[START]

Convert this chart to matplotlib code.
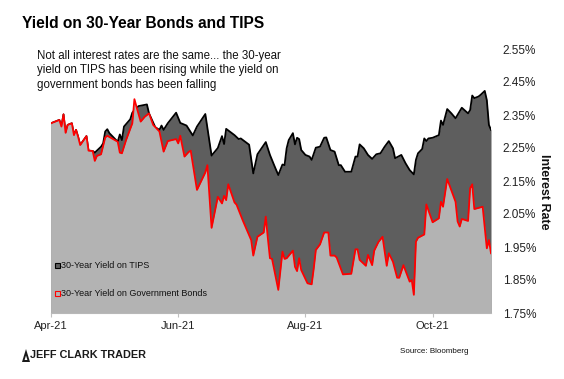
import matplotlib
matplotlib.use("Agg")
import matplotlib.pyplot as plt
import matplotlib.dates as mdates
from matplotlib.patches import Polygon, Rectangle
import pandas as pd

# ---------------- data ----------------
bond_dates = [
    "2021-04-01", "2021-04-05", "2021-04-06", "2021-04-07", "2021-04-08", "2021-04-09",
    "2021-04-11", "2021-04-12", "2021-04-13", "2021-04-14", "2021-04-15", "2021-04-18",
    "2021-04-19", "2021-04-21", "2021-04-22", "2021-04-23", "2021-04-25", "2021-04-27",
    "2021-04-28", "2021-05-03", "2021-05-04", "2021-05-05", "2021-05-07", "2021-05-10",
    "2021-05-11", "2021-05-12", "2021-05-14", "2021-05-16", "2021-05-18", "2021-05-20",
    "2021-05-23", "2021-05-25", "2021-05-27", "2021-05-31", "2021-06-01", "2021-06-02",
    "2021-06-04", "2021-06-06", "2021-06-07", "2021-06-10", "2021-06-14", "2021-06-15",
    "2021-06-17", "2021-06-20", "2021-06-22", "2021-06-23", "2021-06-24", "2021-06-25",
    "2021-06-28", "2021-06-29", "2021-07-02", "2021-07-06", "2021-07-07", "2021-07-09",
    "2021-07-12", "2021-07-13", "2021-07-14", "2021-07-15", "2021-07-16", "2021-07-19",
    "2021-07-21", "2021-07-22", "2021-07-23", "2021-07-26", "2021-07-27", "2021-07-28",
    "2021-07-29", "2021-07-30", "2021-08-02", "2021-08-04", "2021-08-05", "2021-08-06",
    "2021-08-08", "2021-08-10", "2021-08-12", "2021-08-13", "2021-08-15", "2021-08-16",
    "2021-08-19", "2021-08-23", "2021-08-25", "2021-08-26", "2021-08-27", "2021-08-30",
    "2021-08-31", "2021-09-02", "2021-09-03", "2021-09-05", "2021-09-07", "2021-09-09",
    "2021-09-10", "2021-09-12", "2021-09-14", "2021-09-15", "2021-09-17", "2021-09-20",
    "2021-09-21", "2021-09-22", "2021-09-23", "2021-09-24", "2021-09-27", "2021-09-28",
    "2021-10-01", "2021-10-04", "2021-10-05", "2021-10-06", "2021-10-08", "2021-10-12",
    "2021-10-13", "2021-10-14", "2021-10-15", "2021-10-18", "2021-10-19", "2021-10-20",
    "2021-10-21", "2021-10-25", "2021-10-27", "2021-10-28", "2021-10-29",
]
bond_yield = [
    2.325, 2.335, 2.315, 2.352, 2.296, 2.320,
    2.325, 2.289, 2.305, 2.284, 2.259, 2.286,
    2.242, 2.241, 2.211, 2.226, 2.231, 2.282,
    2.287, 2.269, 2.236, 2.234, 2.274, 2.325,
    2.398, 2.375, 2.330, 2.345, 2.355, 2.320,
    2.300, 2.239, 2.271, 2.277, 2.264, 2.287,
    2.224, 2.238, 2.242, 2.123, 2.176, 2.198,
    2.008, 2.102, 2.082, 2.105, 2.092, 2.140,
    2.085, 2.078, 2.030, 1.971, 1.924, 1.981,
    1.994, 2.042, 1.976, 1.916, 1.914, 1.820,
    1.936, 1.914, 1.916, 1.939, 1.890, 1.877,
    1.916, 1.880, 1.840, 1.837, 1.885, 1.941,
    1.958, 1.994, 1.994, 1.924, 1.924, 1.918,
    1.867, 1.869, 1.943, 1.943, 1.911, 1.893,
    1.926, 1.895, 1.939, 1.965, 1.981, 1.893,
    1.931, 1.905, 1.857, 1.857, 1.895, 1.845,
    1.850, 1.805, 1.966, 1.978, 1.988, 2.079,
    2.025, 2.037, 2.087, 2.072, 2.156, 2.087,
    2.027, 2.012, 2.035, 2.029, 2.128, 2.140,
    2.065, 2.072, 1.946, 1.971, 1.931,
]

tips_dates = [
    "2021-04-01", "2021-04-05", "2021-04-06", "2021-04-07", "2021-04-08", "2021-04-09",
    "2021-04-11", "2021-04-12", "2021-04-13", "2021-04-14", "2021-04-15", "2021-04-18",
    "2021-04-19", "2021-04-21", "2021-04-22", "2021-04-25", "2021-04-26", "2021-04-27",
    "2021-04-28", "2021-04-29", "2021-05-03", "2021-05-04", "2021-05-05", "2021-05-06",
    "2021-05-09", "2021-05-10", "2021-05-11", "2021-05-13", "2021-05-17", "2021-05-18",
    "2021-05-21", "2021-05-23", "2021-05-24", "2021-05-25", "2021-05-27", "2021-05-31",
    "2021-06-02", "2021-06-05", "2021-06-08", "2021-06-10", "2021-06-14", "2021-06-17",
    "2021-06-20", "2021-06-22", "2021-06-23", "2021-06-24", "2021-06-28", "2021-06-30",
    "2021-07-01", "2021-07-05", "2021-07-07", "2021-07-09", "2021-07-13", "2021-07-15",
    "2021-07-17", "2021-07-19", "2021-07-21", "2021-07-22", "2021-07-23", "2021-07-24",
    "2021-07-26", "2021-07-27", "2021-07-28", "2021-07-29", "2021-07-30", "2021-08-01",
    "2021-08-03", "2021-08-04", "2021-08-06", "2021-08-08", "2021-08-10", "2021-08-11",
    "2021-08-13", "2021-08-15", "2021-08-17", "2021-08-18", "2021-08-20", "2021-08-23",
    "2021-08-25", "2021-08-26", "2021-08-27", "2021-08-29", "2021-08-31", "2021-09-02",
    "2021-09-04", "2021-09-06", "2021-09-08", "2021-09-10", "2021-09-12", "2021-09-13",
    "2021-09-16", "2021-09-18", "2021-09-20", "2021-09-22", "2021-09-23", "2021-09-24",
    "2021-09-26", "2021-09-27", "2021-09-28", "2021-09-29", "2021-10-01", "2021-10-04",
    "2021-10-05", "2021-10-06", "2021-10-08", "2021-10-10", "2021-10-12", "2021-10-15",
    "2021-10-18", "2021-10-19", "2021-10-20", "2021-10-21", "2021-10-23", "2021-10-24",
    "2021-10-26", "2021-10-27", "2021-10-28", "2021-10-29",
]
tips_yield = [
    2.325, 2.335, 2.315, 2.352, 2.296, 2.320,
    2.325, 2.289, 2.305, 2.284, 2.259, 2.286,
    2.242, 2.241, 2.236, 2.254, 2.264, 2.300,
    2.307, 2.295, 2.269, 2.291, 2.274, 2.315,
    2.337, 2.357, 2.365, 2.377, 2.382, 2.355,
    2.313, 2.305, 2.318, 2.305, 2.325, 2.357,
    2.326, 2.318, 2.288, 2.315, 2.353, 2.227,
    2.250, 2.286, 2.262, 2.308, 2.289, 2.277,
    2.279, 2.260, 2.173, 2.231, 2.268, 2.229,
    2.198, 2.168, 2.200, 2.198, 2.249, 2.274,
    2.295, 2.261, 2.281, 2.277, 2.244, 2.229,
    2.224, 2.214, 2.251, 2.254, 2.281, 2.282,
    2.244, 2.239, 2.198, 2.198, 2.178, 2.178,
    2.224, 2.224, 2.261, 2.249, 2.229, 2.217,
    2.231, 2.234, 2.254, 2.271, 2.249, 2.219,
    2.229, 2.204, 2.183, 2.170, 2.214, 2.234,
    2.247, 2.279, 2.271, 2.279, 2.281, 2.289,
    2.333, 2.320, 2.368, 2.355, 2.340, 2.372,
    2.355, 2.365, 2.409, 2.401, 2.406, 2.411,
    2.423, 2.395, 2.320, 2.305,
]

y_ticks = [1.75, 1.85, 1.95, 2.05, 2.15, 2.25, 2.35, 2.45, 2.55]
x_tick_dates = ["2021-04-01", "2021-06-01", "2021-08-01", "2021-10-01"]

title = "Yield on 30-Year Bonds and TIPS"
subtitle = ("Not all interest rates are the same... the 30-year\n"
            "yield on TIPS has been rising while the yield on\n"
            "government bonds has been falling")
tips_label = "30-Year Yield on TIPS"
bond_label = "30-Year Yield on Government Bonds"

plt.rcParams["font.family"] = ["Liberation Sans", "DejaVu Sans"]

# ---------------- figure ----------------
W, H = 564, 379
fig = plt.figure(figsize=(W / 100, H / 100), dpi=100)
fig.patch.set_facecolor("white")
ax = fig.add_axes([51 / W, 1 - 313 / H, 440 / W, 264 / H])

td = pd.to_datetime(tips_dates)
bd = pd.to_datetime(bond_dates)
base = y_ticks[0]

dark = "#5e5e5e"
light = "#b3b3b3"
ax.fill_between(td, tips_yield, base, color=dark, lw=0, zorder=1)
ax.plot(td, tips_yield, color="black", lw=1.3, zorder=2, solid_joinstyle="round")
ax.fill_between(bd, bond_yield, base, color=light, lw=0, zorder=3)
ax.plot(bd, bond_yield, color="#ff0000", lw=1.3, zorder=4, solid_joinstyle="round")

ax.set_xlim(td[0], td[-1])
ax.set_ylim(y_ticks[0], y_ticks[-1])

ax.yaxis.tick_right()
ax.set_yticks(y_ticks)
ax.set_yticklabels([f"{v:.2f}%" for v in y_ticks])
ax.tick_params(axis="y", length=0, pad=8.5, labelsize=8.5, colors="#222222")

ax.set_xticks(pd.to_datetime(x_tick_dates))
ax.xaxis.set_major_formatter(mdates.DateFormatter("%b-%y"))
ax.tick_params(axis="x", length=3, direction="out", color="#bfbfbf",
               labelsize=8, pad=3, labelcolor="#222222")

for s in ["top", "right", "left"]:
    ax.spines[s].set_visible(False)
ax.spines["bottom"].set_color("#bfbfbf")
ax.spines["bottom"].set_linewidth(0.8)

ylab = ax.set_ylabel("Interest Rate", rotation=270, fontsize=9, fontweight="bold",
                     color="#111111")
ax.yaxis.set_label_position("right")
ylab.set_ha("center")
ylab.set_va("center")
ax.yaxis.set_label_coords((544 - 51) / 440, (313 - 192) / 264)

# ---------------- legend (inside plot) ----------------
ax.add_patch(Rectangle((55 / W, 1 - 268 / H), 5 / W, 5 / H, transform=fig.transFigure,
                       facecolor=dark, edgecolor="black", lw=0.8, zorder=6))
fig.text(61 / W, 1 - 265.5 / H, tips_label, fontsize=6.5, va="center", ha="left",
         color="#111111")
ax.add_patch(Rectangle((55 / W, 1 - 296 / H), 5 / W, 5 / H, transform=fig.transFigure,
                       facecolor=light, edgecolor="#ff0000", lw=0.8, zorder=6))
fig.text(61 / W, 1 - 293.5 / H, bond_label, fontsize=6.5, va="center", ha="left",
         color="#111111")

# ---------------- texts ----------------
fig.text(22 / W, 1 - 23.5 / H, title, fontsize=11.2, fontweight="bold", va="center",
         ha="left", color="black")
fig.text(37 / W, 1 - 49.5 / H, subtitle, fontsize=8.3, va="top", ha="left",
         color="#111111", linespacing=1.28)
fig.text(400 / W, 1 - 351.5 / H, "Source: Bloomberg", fontsize=5.8, va="center",
         ha="left", color="#111111")

# logo
tri = Polygon([(22 / W, 1 - 362 / H), (26 / W, 1 - 349 / H), (30 / W, 1 - 362 / H)],
              closed=True, transform=fig.transFigure, facecolor="#1a1a1a",
              edgecolor="none")
fig.add_artist(tri)
tri2 = Polygon([(24.6 / W, 1 - 360 / H), (26 / W, 1 - 355.5 / H), (27.4 / W, 1 - 360 / H)],
               closed=True, transform=fig.transFigure, facecolor="white",
               edgecolor="none")
fig.add_artist(tri2)
fig.text(30.5 / W, 1 - 355.5 / H, "JEFF CLARK TRADER", fontsize=7.8, fontweight="bold",
         va="center", ha="left", color="#1a1a1a")

fig.savefig("out.png", dpi=100, facecolor="white")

[END]

TASK DESCRIPTION: Repeat the listing above exactly from its first line to the line containing "import pandas as pd", both included, and omit the pictures.

EXERCISE RESPONSE:
Convert this chart to matplotlib code.
import matplotlib
matplotlib.use("Agg")
import matplotlib.pyplot as plt
import matplotlib.dates as mdates
from matplotlib.patches import Polygon, Rectangle
import pandas as pd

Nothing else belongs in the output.